- **TO DO**
Restate the full listing word for word and leave the pictures out.

- **RECORDED INFORMATION**
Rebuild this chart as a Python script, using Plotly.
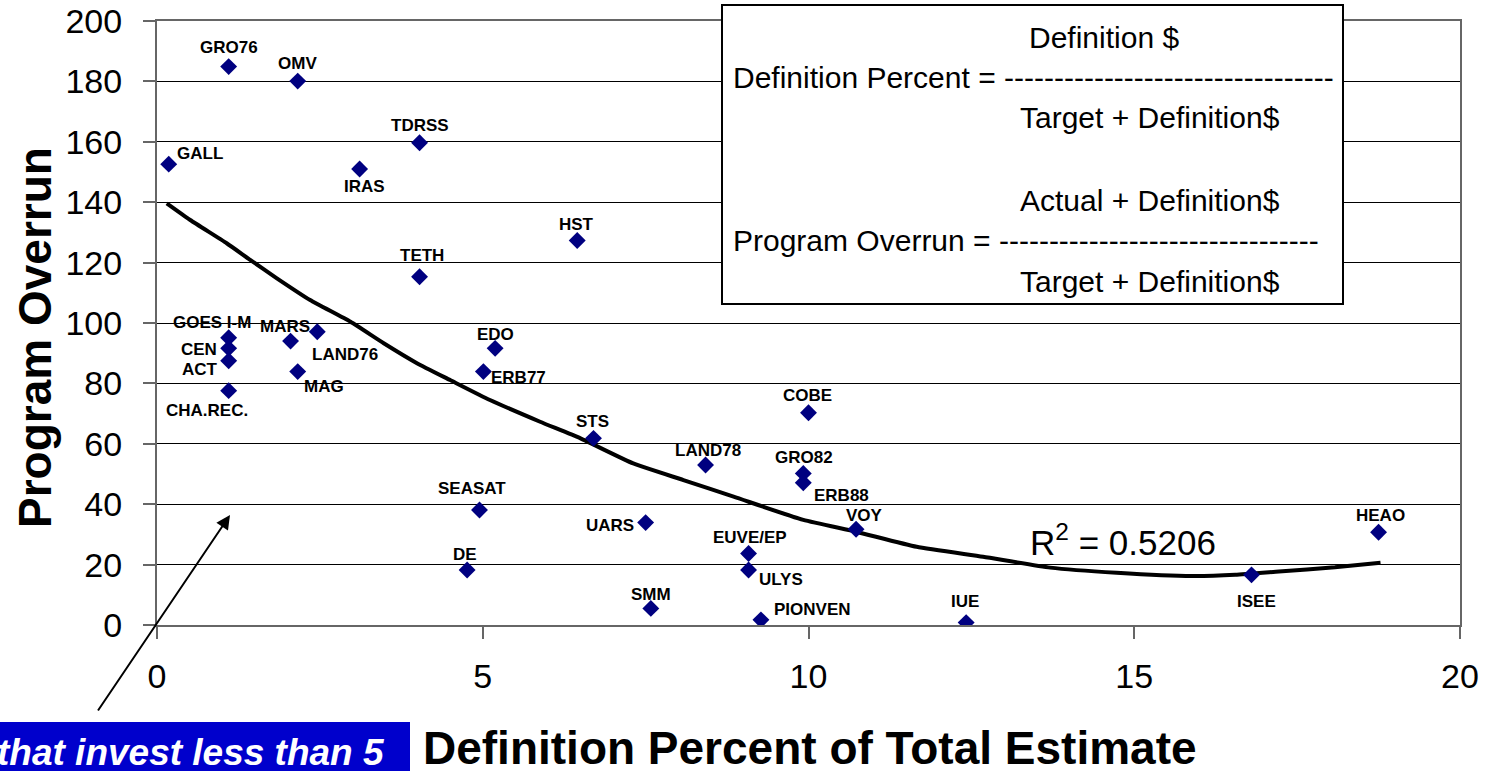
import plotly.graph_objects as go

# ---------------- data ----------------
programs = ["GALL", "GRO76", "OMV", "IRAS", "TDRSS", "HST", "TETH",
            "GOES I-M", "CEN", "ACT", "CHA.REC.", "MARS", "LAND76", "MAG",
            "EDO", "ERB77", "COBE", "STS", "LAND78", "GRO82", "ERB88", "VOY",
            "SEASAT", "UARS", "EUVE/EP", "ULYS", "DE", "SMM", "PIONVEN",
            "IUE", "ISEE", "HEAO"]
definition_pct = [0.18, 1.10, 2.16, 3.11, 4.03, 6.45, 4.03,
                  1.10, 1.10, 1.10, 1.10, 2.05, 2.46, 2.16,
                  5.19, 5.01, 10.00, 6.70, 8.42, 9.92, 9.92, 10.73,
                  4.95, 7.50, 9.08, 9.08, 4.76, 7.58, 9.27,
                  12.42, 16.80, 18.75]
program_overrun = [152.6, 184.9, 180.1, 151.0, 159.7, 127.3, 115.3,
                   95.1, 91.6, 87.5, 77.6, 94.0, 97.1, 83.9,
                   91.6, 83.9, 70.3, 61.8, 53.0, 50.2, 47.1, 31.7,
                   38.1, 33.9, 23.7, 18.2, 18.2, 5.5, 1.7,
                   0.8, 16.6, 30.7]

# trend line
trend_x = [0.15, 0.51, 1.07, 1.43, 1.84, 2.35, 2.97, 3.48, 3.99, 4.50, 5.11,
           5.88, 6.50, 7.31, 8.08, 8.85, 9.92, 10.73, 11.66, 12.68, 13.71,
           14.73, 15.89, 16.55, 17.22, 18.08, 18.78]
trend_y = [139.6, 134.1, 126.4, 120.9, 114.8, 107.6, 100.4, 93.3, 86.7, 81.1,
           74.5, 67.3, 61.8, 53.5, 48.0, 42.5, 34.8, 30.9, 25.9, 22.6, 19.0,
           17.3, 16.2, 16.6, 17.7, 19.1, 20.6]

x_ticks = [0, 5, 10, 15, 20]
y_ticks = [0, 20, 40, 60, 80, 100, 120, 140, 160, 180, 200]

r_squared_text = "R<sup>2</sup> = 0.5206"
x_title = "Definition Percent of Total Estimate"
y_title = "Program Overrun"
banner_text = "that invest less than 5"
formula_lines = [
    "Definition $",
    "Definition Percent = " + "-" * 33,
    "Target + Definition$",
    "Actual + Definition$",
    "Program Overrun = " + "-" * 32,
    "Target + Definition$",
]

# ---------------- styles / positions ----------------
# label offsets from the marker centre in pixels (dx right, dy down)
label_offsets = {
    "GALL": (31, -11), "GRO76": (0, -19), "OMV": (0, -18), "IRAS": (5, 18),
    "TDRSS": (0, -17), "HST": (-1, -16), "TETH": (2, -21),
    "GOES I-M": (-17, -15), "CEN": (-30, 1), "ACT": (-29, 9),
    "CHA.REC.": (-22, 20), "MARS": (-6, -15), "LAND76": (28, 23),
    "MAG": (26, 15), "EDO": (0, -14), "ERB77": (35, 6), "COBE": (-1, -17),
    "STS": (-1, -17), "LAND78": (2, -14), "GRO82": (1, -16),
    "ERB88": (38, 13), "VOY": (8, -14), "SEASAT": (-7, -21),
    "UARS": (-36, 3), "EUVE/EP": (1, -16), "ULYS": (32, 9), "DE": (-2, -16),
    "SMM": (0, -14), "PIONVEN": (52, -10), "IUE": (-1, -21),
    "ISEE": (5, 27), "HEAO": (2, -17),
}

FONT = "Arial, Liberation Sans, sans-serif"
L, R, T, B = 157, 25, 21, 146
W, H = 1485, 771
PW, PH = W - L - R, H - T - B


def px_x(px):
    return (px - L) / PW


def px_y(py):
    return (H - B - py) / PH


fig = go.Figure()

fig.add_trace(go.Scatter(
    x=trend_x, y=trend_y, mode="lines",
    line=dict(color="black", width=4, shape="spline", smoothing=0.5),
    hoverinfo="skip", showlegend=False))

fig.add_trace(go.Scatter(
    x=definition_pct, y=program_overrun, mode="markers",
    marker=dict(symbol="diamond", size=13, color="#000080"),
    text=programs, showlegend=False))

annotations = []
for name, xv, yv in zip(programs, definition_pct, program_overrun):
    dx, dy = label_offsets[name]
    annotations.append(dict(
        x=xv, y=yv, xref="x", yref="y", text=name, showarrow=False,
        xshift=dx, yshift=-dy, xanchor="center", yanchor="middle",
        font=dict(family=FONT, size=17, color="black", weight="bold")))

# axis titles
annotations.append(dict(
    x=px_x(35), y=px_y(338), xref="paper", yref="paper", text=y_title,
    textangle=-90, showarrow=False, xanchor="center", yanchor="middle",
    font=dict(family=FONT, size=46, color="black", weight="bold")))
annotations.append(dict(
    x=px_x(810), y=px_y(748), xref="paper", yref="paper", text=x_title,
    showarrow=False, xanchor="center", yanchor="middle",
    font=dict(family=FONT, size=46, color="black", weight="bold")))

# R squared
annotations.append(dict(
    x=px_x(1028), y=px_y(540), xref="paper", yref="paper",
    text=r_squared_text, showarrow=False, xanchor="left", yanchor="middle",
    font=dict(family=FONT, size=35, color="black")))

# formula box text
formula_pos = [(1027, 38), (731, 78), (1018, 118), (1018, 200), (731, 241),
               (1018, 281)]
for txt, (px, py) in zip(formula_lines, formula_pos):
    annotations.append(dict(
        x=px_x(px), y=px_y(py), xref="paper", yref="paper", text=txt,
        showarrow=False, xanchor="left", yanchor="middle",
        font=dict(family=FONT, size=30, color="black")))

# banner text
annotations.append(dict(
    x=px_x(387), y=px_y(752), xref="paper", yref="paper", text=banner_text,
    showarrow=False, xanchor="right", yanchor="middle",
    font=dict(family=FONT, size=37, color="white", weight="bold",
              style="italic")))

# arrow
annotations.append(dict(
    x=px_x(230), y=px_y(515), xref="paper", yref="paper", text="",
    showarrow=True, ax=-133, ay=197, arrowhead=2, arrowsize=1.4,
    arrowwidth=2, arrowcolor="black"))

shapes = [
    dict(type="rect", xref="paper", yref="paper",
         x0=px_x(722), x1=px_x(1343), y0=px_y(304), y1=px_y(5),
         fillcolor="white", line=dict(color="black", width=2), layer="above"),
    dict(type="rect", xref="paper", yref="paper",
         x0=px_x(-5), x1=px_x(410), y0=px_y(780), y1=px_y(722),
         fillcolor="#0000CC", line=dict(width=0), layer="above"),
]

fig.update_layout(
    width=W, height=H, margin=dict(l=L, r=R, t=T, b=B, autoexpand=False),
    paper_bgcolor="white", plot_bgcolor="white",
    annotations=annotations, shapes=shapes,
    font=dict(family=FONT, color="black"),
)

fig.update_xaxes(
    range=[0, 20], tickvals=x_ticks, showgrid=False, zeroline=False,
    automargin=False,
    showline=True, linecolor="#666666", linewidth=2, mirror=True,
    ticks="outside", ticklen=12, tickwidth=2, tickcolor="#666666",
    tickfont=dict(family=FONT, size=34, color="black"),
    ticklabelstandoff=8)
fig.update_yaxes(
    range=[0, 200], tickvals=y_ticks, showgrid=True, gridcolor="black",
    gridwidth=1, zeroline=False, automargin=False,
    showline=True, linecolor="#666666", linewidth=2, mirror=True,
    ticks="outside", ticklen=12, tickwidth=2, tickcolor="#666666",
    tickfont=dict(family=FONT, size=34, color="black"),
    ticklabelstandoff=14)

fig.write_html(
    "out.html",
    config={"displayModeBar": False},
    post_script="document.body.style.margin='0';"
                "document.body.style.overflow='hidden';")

- **RESULT FOR THIS TASK**
Rebuild this chart as a Python script, using Plotly.
import plotly.graph_objects as go

# ---------------- data ----------------
programs = ["GALL", "GRO76", "OMV", "IRAS", "TDRSS", "HST", "TETH",
            "GOES I-M", "CEN", "ACT", "CHA.REC.", "MARS", "LAND76", "MAG",
            "EDO", "ERB77", "COBE", "STS", "LAND78", "GRO82", "ERB88", "VOY",
            "SEASAT", "UARS", "EUVE/EP", "ULYS", "DE", "SMM", "PIONVEN",
            "IUE", "ISEE", "HEAO"]
definition_pct = [0.18, 1.10, 2.16, 3.11, 4.03, 6.45, 4.03,
                  1.10, 1.10, 1.10, 1.10, 2.05, 2.46, 2.16,
                  5.19, 5.01, 10.00, 6.70, 8.42, 9.92, 9.92, 10.73,
                  4.95, 7.50, 9.08, 9.08, 4.76, 7.58, 9.27,
                  12.42, 16.80, 18.75]
program_overrun = [152.6, 184.9, 180.1, 151.0, 159.7, 127.3, 115.3,
                   95.1, 91.6, 87.5, 77.6, 94.0, 97.1, 83.9,
                   91.6, 83.9, 70.3, 61.8, 53.0, 50.2, 47.1, 31.7,
                   38.1, 33.9, 23.7, 18.2, 18.2, 5.5, 1.7,
                   0.8, 16.6, 30.7]

# trend line
trend_x = [0.15, 0.51, 1.07, 1.43, 1.84, 2.35, 2.97, 3.48, 3.99, 4.50, 5.11,
           5.88, 6.50, 7.31, 8.08, 8.85, 9.92, 10.73, 11.66, 12.68, 13.71,
           14.73, 15.89, 16.55, 17.22, 18.08, 18.78]
trend_y = [139.6, 134.1, 126.4, 120.9, 114.8, 107.6, 100.4, 93.3, 86.7, 81.1,
           74.5, 67.3, 61.8, 53.5, 48.0, 42.5, 34.8, 30.9, 25.9, 22.6, 19.0,
           17.3, 16.2, 16.6, 17.7, 19.1, 20.6]

x_ticks = [0, 5, 10, 15, 20]
y_ticks = [0, 20, 40, 60, 80, 100, 120, 140, 160, 180, 200]

r_squared_text = "R<sup>2</sup> = 0.5206"
x_title = "Definition Percent of Total Estimate"
y_title = "Program Overrun"
banner_text = "that invest less than 5"
formula_lines = [
    "Definition $",
    "Definition Percent = " + "-" * 33,
    "Target + Definition$",
    "Actual + Definition$",
    "Program Overrun = " + "-" * 32,
    "Target + Definition$",
]

# ---------------- styles / positions ----------------
# label offsets from the marker centre in pixels (dx right, dy down)
label_offsets = {
    "GALL": (31, -11), "GRO76": (0, -19), "OMV": (0, -18), "IRAS": (5, 18),
    "TDRSS": (0, -17), "HST": (-1, -16), "TETH": (2, -21),
    "GOES I-M": (-17, -15), "CEN": (-30, 1), "ACT": (-29, 9),
    "CHA.REC.": (-22, 20), "MARS": (-6, -15), "LAND76": (28, 23),
    "MAG": (26, 15), "EDO": (0, -14), "ERB77": (35, 6), "COBE": (-1, -17),
    "STS": (-1, -17), "LAND78": (2, -14), "GRO82": (1, -16),
    "ERB88": (38, 13), "VOY": (8, -14), "SEASAT": (-7, -21),
    "UARS": (-36, 3), "EUVE/EP": (1, -16), "ULYS": (32, 9), "DE": (-2, -16),
    "SMM": (0, -14), "PIONVEN": (52, -10), "IUE": (-1, -21),
    "ISEE": (5, 27), "HEAO": (2, -17),
}

FONT = "Arial, Liberation Sans, sans-serif"
L, R, T, B = 157, 25, 21, 146
W, H = 1485, 771
PW, PH = W - L - R, H - T - B


def px_x(px):
    return (px - L) / PW


def px_y(py):
    return (H - B - py) / PH


fig = go.Figure()

fig.add_trace(go.Scatter(
    x=trend_x, y=trend_y, mode="lines",
    line=dict(color="black", width=4, shape="spline", smoothing=0.5),
    hoverinfo="skip", showlegend=False))

fig.add_trace(go.Scatter(
    x=definition_pct, y=program_overrun, mode="markers",
    marker=dict(symbol="diamond", size=13, color="#000080"),
    text=programs, showlegend=False))

annotations = []
for name, xv, yv in zip(programs, definition_pct, program_overrun):
    dx, dy = label_offsets[name]
    annotations.append(dict(
        x=xv, y=yv, xref="x", yref="y", text=name, showarrow=False,
        xshift=dx, yshift=-dy, xanchor="center", yanchor="middle",
        font=dict(family=FONT, size=17, color="black", weight="bold")))

# axis titles
annotations.append(dict(
    x=px_x(35), y=px_y(338), xref="paper", yref="paper", text=y_title,
    textangle=-90, showarrow=False, xanchor="center", yanchor="middle",
    font=dict(family=FONT, size=46, color="black", weight="bold")))
annotations.append(dict(
    x=px_x(810), y=px_y(748), xref="paper", yref="paper", text=x_title,
    showarrow=False, xanchor="center", yanchor="middle",
    font=dict(family=FONT, size=46, color="black", weight="bold")))

# R squared
annotations.append(dict(
    x=px_x(1028), y=px_y(540), xref="paper", yref="paper",
    text=r_squared_text, showarrow=False, xanchor="left", yanchor="middle",
    font=dict(family=FONT, size=35, color="black")))

# formula box text
formula_pos = [(1027, 38), (731, 78), (1018, 118), (1018, 200), (731, 241),
               (1018, 281)]
for txt, (px, py) in zip(formula_lines, formula_pos):
    annotations.append(dict(
        x=px_x(px), y=px_y(py), xref="paper", yref="paper", text=txt,
        showarrow=False, xanchor="left", yanchor="middle",
        font=dict(family=FONT, size=30, color="black")))

# banner text
annotations.append(dict(
    x=px_x(387), y=px_y(752), xref="paper", yref="paper", text=banner_text,
    showarrow=False, xanchor="right", yanchor="middle",
    font=dict(family=FONT, size=37, color="white", weight="bold",
              style="italic")))

# arrow
annotations.append(dict(
    x=px_x(230), y=px_y(515), xref="paper", yref="paper", text="",
    showarrow=True, ax=-133, ay=197, arrowhead=2, arrowsize=1.4,
    arrowwidth=2, arrowcolor="black"))

shapes = [
    dict(type="rect", xref="paper", yref="paper",
         x0=px_x(722), x1=px_x(1343), y0=px_y(304), y1=px_y(5),
         fillcolor="white", line=dict(color="black", width=2), layer="above"),
    dict(type="rect", xref="paper", yref="paper",
         x0=px_x(-5), x1=px_x(410), y0=px_y(780), y1=px_y(722),
         fillcolor="#0000CC", line=dict(width=0), layer="above"),
]

fig.update_layout(
    width=W, height=H, margin=dict(l=L, r=R, t=T, b=B, autoexpand=False),
    paper_bgcolor="white", plot_bgcolor="white",
    annotations=annotations, shapes=shapes,
    font=dict(family=FONT, color="black"),
)

fig.update_xaxes(
    range=[0, 20], tickvals=x_ticks, showgrid=False, zeroline=False,
    automargin=False,
    showline=True, linecolor="#666666", linewidth=2, mirror=True,
    ticks="outside", ticklen=12, tickwidth=2, tickcolor="#666666",
    tickfont=dict(family=FONT, size=34, color="black"),
    ticklabelstandoff=8)
fig.update_yaxes(
    range=[0, 200], tickvals=y_ticks, showgrid=True, gridcolor="black",
    gridwidth=1, zeroline=False, automargin=False,
    showline=True, linecolor="#666666", linewidth=2, mirror=True,
    ticks="outside", ticklen=12, tickwidth=2, tickcolor="#666666",
    tickfont=dict(family=FONT, size=34, color="black"),
    ticklabelstandoff=14)

fig.write_html(
    "out.html",
    config={"displayModeBar": False},
    post_script="document.body.style.margin='0';"
                "document.body.style.overflow='hidden';")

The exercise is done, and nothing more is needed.